In conclusion, Roberts is an excellent scholar; however, for a broad introduction to and thorough understanding of First Isaiah, his commentary is not the best option. Granted, scholars investigating Isaiah, whether with historical-critical, literary, or philological questions, should consult Roberts’s commentary on First Isaiah. But readers should remember that his use of Zion tradition, textual emendations, short introduction, and unsynthesized observations are broader issues in the commentary.

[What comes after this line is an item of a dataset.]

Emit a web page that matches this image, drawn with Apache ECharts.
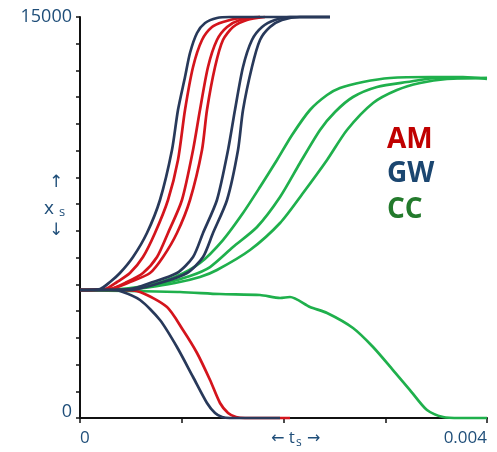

Typographical Errors: Period should be a question mark after “like a dried-up tree” (34); comma needed in the phrase “inserted unchanged in an” before “unchanged” (164); a bibliographic entry for Albright writes “Preëxilic” instead of “Preexilic” (296); inconsistent spacing regarding typesetting, as far as I can tell (352–3); missing “r” in “Assyria” (385); a double space at the beginning of a sentence instead of a single space (389); missing “t” on “heart” (421).

*I want to express my gratitude to Fortress Press for providing a copy in exchange for my honest opinions.